TJF: In the first place, it has been decades since anyone at NR had the slightest idea of what the word conservative used to mean.  To them, a conservative politician believes in open competition, big business, free trade, open borders, and human rights—more or less the ideology of Robespierre.  They hate Trump because he is everything they are not:  independent, successful, proud to the point of arrogance, and not at all afraid to speak his mind.
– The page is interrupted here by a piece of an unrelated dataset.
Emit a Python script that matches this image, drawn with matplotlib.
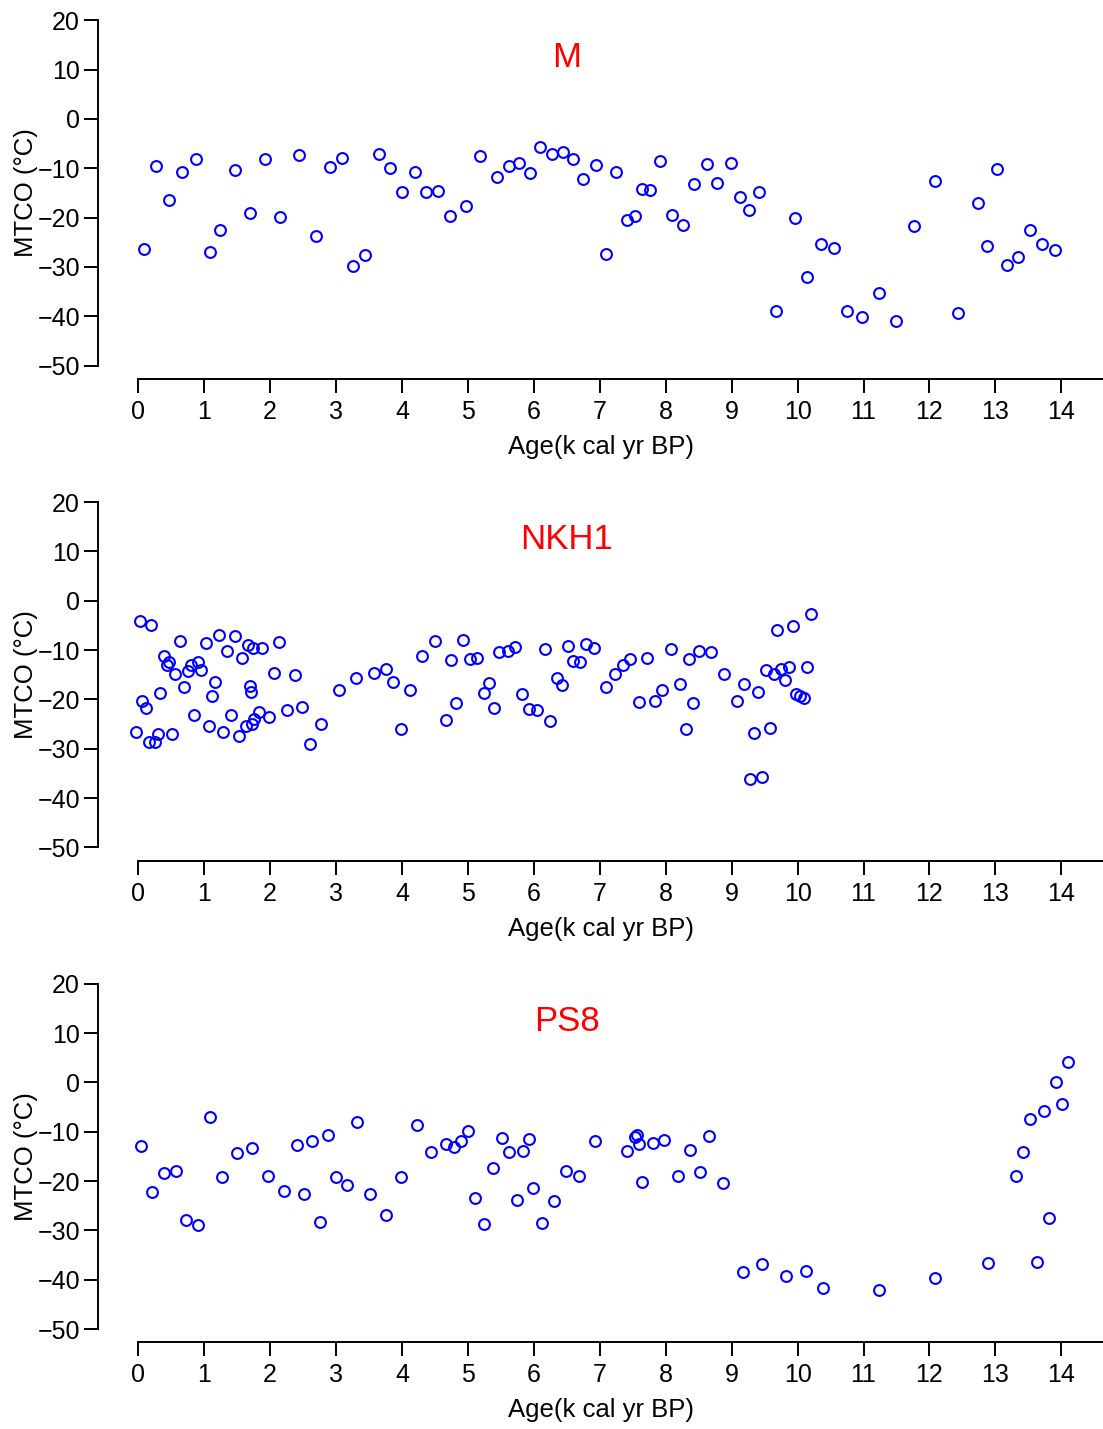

Their knickers are so in a twist they are turning into hangman’s knots.

Why Rubio?  I am not interested in neoconservative social pathology enough to dig to deeply.  Part of it has to do with Rubio’s ethnic background; part of it is the bleeding-heart sentimentalism that oozes from his puppy-dog eyes, but much of it, surely, can be put down to his blind obedience to Israel and his attempt to solve the immigration crisis by legalizing the illegals.

My wife asked me today why it took so long for the press to admit that the robbers and rapists in Cologne were Islamic migrants.

TJF:  That one is too easy, as easy as the other question put to me recently: Why did Obama, in announcing his unconstitutional gun restrictions, mention the fact that controlling guns would not have stopped the shootings in San Bernardino, but excluding Muslims would have.

Avatar photo

Thomas Fleming

Thomas Fleming is president of the Fleming Foundation. He is the author of six books, including The Morality of Everyday Life and The Politics of Human Nature, as well as many articles and columns for newspapers, magazines,and learned journals. He holds a Ph.D. in Classics from the University of North Carolina, Chapel Hill and a B.A. in Greek from the College of Charleston. He served as editor of Chronicles: a Magazine of American Culture from 1984 to 2015 and president of The Rockford Institute from 1997-2014. In a previous life he taught classics at several colleges and served as a school headmaster in South Carolina

5 Responses

  1. Robert Reavis says:

    I think Mr. Trump is chump change too but as Clyde Wilson recently wrote ;

    “Donald Trump has certainly revolutionized American politics. And he did so by a very simple act—mentioning substantive truths that other Republicans fear to utter.

    Trump is not perfect. But criticism at this point is like Titanic survivors complaining about accommodations on the lifeboats. No ordinary man would climb into the hog pen and tangle with the whole herd of filthy Republican sows at once.” Sometimes Clyde Wilson’s rhetoric is as pleasant to the ear as Merle Hagard’s music.

  2. Vince Cornell says:

    Mr. Reavis – I am much delinquent in my reading and commenting on websites (things have been quite chaotic on the homestead for some time), but I always enjoy reading your comments. Best wishes to you in 2016.

    Now that they came up with this idiotic “loyalty” pledge for the primary in Virginia I plan on wearing a Trump “Make America Great” hat whenever I go to vote. I was tempted to get a T-Shirt made that just said, “Disband the Republican” party, but I don’t wear T-Shirts and that probably would’ve taken more effort than I cared to invest.

    And while I haven’t watched any of the “debates” I have been tempted to ask the guys to watch the first Trump/Clinton debate in a sort of Super Bowl Party atmosphere. I can’t help but think Trump would be entertaining beyond compare when mopping the floor with Clinton, the biased moderators, and anyone else who gets within arm’s reach.

  3. Robert Reavis says:

    Thank you, Mr. Cornell. I am in favor of all of your suggestions listed above. I once read that sports and politics were known in the television advertising industry as “filler”, whereas the primary purpose of the entertainment was advertising. Polling is another form of filler. Mr.Trump is a very smart marketer who is using all the available filler of running for POTUS to advertise his Trump brand. I too think a Trump/ Clinton debate would be entertaining but would prefer a Trump vs Clintons debate in which ” The Donald” would ostentatiously refuse to debate only one Clinton at a time (as manifestly unfair to them ) and demand they both appear on stage to answer to him in public for their policies and crimes, etc…

  4. Avatar photo Thomas Fleming says:

    I have been thinking, the past few days as I wrote the next short piece for a magazine I used to edit, and I concluded that Trump’s greatest appeal is that he is not and never has been a “conservative,” a word used much as Dr. Johnson thought patriot was used, as “the last refuge of a scoundrel”–an expression that is almost universally misunderstood. Dr. J was referring to Whig politicos and their allies who justified their opposition to the monarchy on the grounds that they were “patriots” when what they really wanted to do was to grind down the common people into dirt and make their own little class of 1% into a total-powered oligarchy.

  5. Robert Reavis says:

    Yes, indeed. We will all have a “patriot” in Dr. Johnson’s sense to choose from in this election or they will not be a candidate. On another matter, I thought of you this morning Tom listening to an obscure raid announcement that ISIS had leveled the oldest remaining monastery in Iraq. I think it was 1400 years old. American soldiers had recently attended Mass there and somewhat protected it, I guess, when over there in force but only after painting the 101st airborne screaming eagle banner over the ancient murals. ISIS did the rest after we left. There is probably an analogy here our the next election.